Originally Posted by iduhfuse
Okay, so multiple drivers for say the midrange frequency don't necessarily mean it would be better than having one driver for that range. Or even one driver to share a midrange and low frequency range like the martin logan motion 20.
Twin Midrange drivers does have advantages, but not the advantages you would think.
If Twin Mid are wired in Series, then the sound output is identical to a single driver. But, each driver is driven half as hard, and will handle double the power.
If Twin Mid are wired in Parallel, there will be an increased output, but then you tend to have impedance problems. About the best you can do is two 8 ohms in parallel for a resulting impedance of 4 ohms. That's not terrible, most amps can easily handle 4 ohms, especially in the midrange. But it is a design consideration.
Now if you are a speaker manufacturer and you design your own drivers, you can have them made to any impedance you want ... within reason. But there are trade offs there too. Every design is a compromise. What are you willing to trade in one area to maximize something in another area.
Though not always so, generally, most Mid driver are not Midrange drivers, but rather Mid-Bass drivers. If you look at the crossover frequencies in the specs of a given speakers, if the Low to Mid crossover is relatively low, then very likely it is a Mid-Bass design.
There two common 3-way designs -
The older Woofer, Mid-Range, Tweeter designs.
But modern speakers take a slightly difference approach. They are Low-Bas, Mid-Bass, Tweeter designs. Typically these use larger Mid-Bass drivers, which is one clue as to the design.
Some seeming 3-way speakers are actually 2.5-way. In the low bass area, both Low-Bass and Mid-Bass run in parallel, both playing music. As the frequency rises, the Low-Bass drops out and the Mid-Bass carries on. Again, the strongest clue is the location of the Low-Bass to Mid-Bass crossover.
As an example, in a 2.5-way system, the Low-Bass to Mid-Bass Crossover might be around 200hz.
In a modern 3-way, the Low-Bass to Mid-Bass crossover might be 400hz.
In a old fashioned 3-way, the Woofer to Mid-Range might be around 800hz.
All these are valid speaker designs, and all can yield good results, but each compromises the design in a slightly different way.
As other has said, you ears will tell you what you like best. But any design method is capable of yielding a great sounding speaker.

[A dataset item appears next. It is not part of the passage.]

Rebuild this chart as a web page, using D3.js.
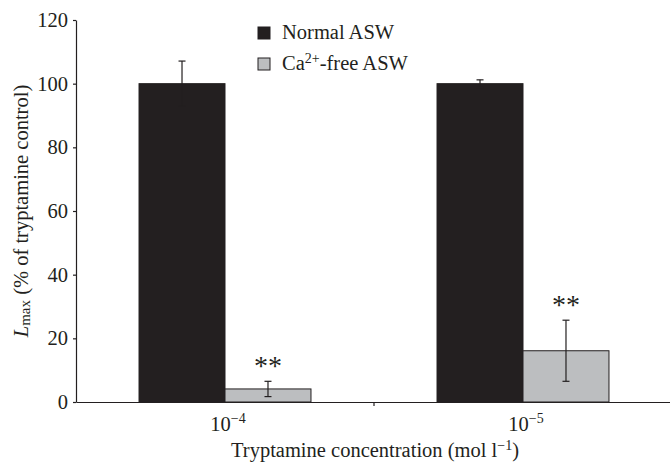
<!DOCTYPE html>
<html><head><meta charset="utf-8">
<script src="https://cdn.jsdelivr.net/npm/d3@7"></script>
<style>body{margin:0;background:#fff}svg{display:block}text{font-family:"Liberation Serif","Times New Roman",serif;fill:#231f20}</style>
</head><body><svg id="c" width="670" height="463"></svg>
<script>
const categories = ["-4", "-5"];           // exponent of 10 (mol l-1)
const series = ["Normal ASW", "Ca2+-free ASW"];
const normalValues = [100, 100];
const normalErrors = [7.1, 1.2];
const cafreeValues = [4.1, 16.1];
const cafreeErrors = [2.4, 9.6];
const significance = ["**", "**"];
const yTicks = [0, 20, 40, 60, 80, 100, 120];
const colors = ["#231f20", "#bcbec0"];

const svg = d3.select("#c");
const m = {left: 76, right: 672, top: 20, bottom: 402};
const y = d3.scaleLinear().domain([0, 120]).range([m.bottom, m.top]);
const x0 = d3.scaleBand().domain(categories).range([m.left, m.right]).paddingInner(0).paddingOuter(0);
const x1 = d3.scaleBand().domain(series).range([0, x0.bandwidth()]).paddingInner(0).paddingOuter(0.733);

const data = categories.map((c, i) => ({
  c, vals: [
    {s: series[0], v: normalValues[i], e: normalErrors[i]},
    {s: series[1], v: cafreeValues[i], e: cafreeErrors[i]}
  ], sig: significance[i]
}));

const g = svg.append("g");
const grp = g.selectAll("g.grp").data(data).join("g").attr("transform", d => `translate(${x0(d.c)},0)`);
grp.selectAll("rect").data(d => d.vals).join("rect")
  .attr("x", d => x1(d.s)).attr("width", x1.bandwidth())
  .attr("y", d => y(d.v)).attr("height", d => y(0) - y(d.v))
  .attr("fill", (d, i) => colors[i]).attr("stroke", "#231f20").attr("stroke-width", 1);
// error bars
grp.selectAll("g.err").data(d => d.vals).join("g").attr("class", "err").each(function(d) {
  const cx = x1(d.s) + x1.bandwidth() / 2;
  const s = d3.select(this);
  s.append("line").attr("x1", cx).attr("x2", cx).attr("y1", y(d.v - d.e)).attr("y2", y(d.v + d.e)).attr("stroke", "#231f20").attr("stroke-width", 1.2);
  [d.v - d.e, d.v + d.e].forEach(v => s.append("line").attr("x1", cx - 3.5).attr("x2", cx + 3.5).attr("y1", y(v)).attr("y2", y(v)).attr("stroke", "#231f20").attr("stroke-width", 1.2));
});
// significance
grp.append("text").attr("x", d => x1(series[1]) + x1.bandwidth() / 2)
  .attr("y", d => y(d.vals[1].v + d.vals[1].e) - 6)
  .attr("text-anchor", "middle").attr("font-size", 28).text(d => d.sig);

// y axis
const ya = svg.append("g").attr("transform", `translate(${m.left},0)`)
  .call(d3.axisLeft(y).tickValues(yTicks).tickSize(3).tickSizeOuter(0).tickPadding(5));
ya.selectAll("text").attr("font-size", 20.5).attr("font-family", "Liberation Serif").attr("fill", "#231f20");
ya.selectAll("line,path").attr("stroke", "#231f20").attr("stroke-width", 1.2);

// x axis
const xa = svg.append("g").attr("transform", `translate(0,${m.bottom})`)
  .call(d3.axisBottom(x0).tickSize(0).tickSizeOuter(0).tickFormat(""));
xa.selectAll("path").attr("stroke", "#231f20").attr("stroke-width", 1.2);
xa.append("line").attr("x1", x0(categories[1])).attr("x2", x0(categories[1])).attr("y1", 0).attr("y2", 4).attr("stroke", "#231f20").attr("stroke-width", 1.2);
const lab = svg.selectAll("text.xl").data(categories).join("text").attr("class", "xl")
  .attr("x", d => x0(d) + x0.bandwidth() / 2 + 3).attr("y", 431).attr("text-anchor", "middle").attr("font-size", 20.5);
lab.append("tspan").text("10");
lab.append("tspan").attr("dy", -8).attr("font-size", 14).text(d => d.replace("-", "\u2212"));

// x title
const xt = svg.append("text").attr("x", 375).attr("y", 457).attr("text-anchor", "middle").attr("font-size", 20.5);
xt.append("tspan").text("Tryptamine concentration (mol l");
xt.append("tspan").attr("dy", -7).attr("font-size", 14).text("\u22121");
xt.append("tspan").attr("dy", 7).text(")");

// y title
const yt = svg.append("text").attr("transform", "translate(28,211) rotate(-90)").attr("text-anchor", "middle").attr("font-size", 20.5);
yt.append("tspan").attr("font-style", "italic").text("L");
yt.append("tspan").attr("font-size", 15).attr("dy", 2).text("max");
yt.append("tspan").attr("dy", -2).text(" (% of tryptamine control)");

// legend
const lg = svg.append("g").attr("transform", "translate(258,27)");
series.forEach((s, i) => {
  const r = lg.append("g").attr("transform", `translate(0,${i * 31})`);
  r.append("rect").attr("width", 12).attr("height", 12).attr("fill", colors[i]).attr("stroke", "#231f20").attr("stroke-width", 1);
  const t = r.append("text").attr("x", 24).attr("y", 12).attr("font-size", 20.5);
  if (i === 0) t.text(s);
  else {
    t.append("tspan").text("Ca");
    t.append("tspan").attr("dy", -7).attr("font-size", 14).text("2+");
    t.append("tspan").attr("dy", 7).text("-free ASW");
  }
});
</script></body></html>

Because I'm a bit old school, I like big Bass Drivers. I come from an age when dinosaurs roamed the earth and the average kid on the street had speakers with 12" woofers. If you had 8" woofers you were considered an amateur in the world of music listening. Today, you would be very luck to even find woofers larger than 8". Though admittedly most speakers with 8" woofers have TWIN 8" woofers in each box.
Just as a point of interest, here is some information I gathered about the relative size of various bass drivers. This can help you determine the equivalent of 3x6.5" bass drivers.
For example, 1x6.5" has a relative value of 2.64, so 3x6.5" would have a relative value of 3 x 2.64 = 7.92
A single 8" driver has a relative value of 4, so two 8" drivers would have a relative value of 8.
Comparing the two, we see that 3x6.5" equal 7.92
and 2x8" equals 8
. Those are relatively the same size.
This isn't definitive, it is just a guide for relative speaker size.
But the charts could come in handy for someone needing to compare two speakers with a different number of different sized drivers.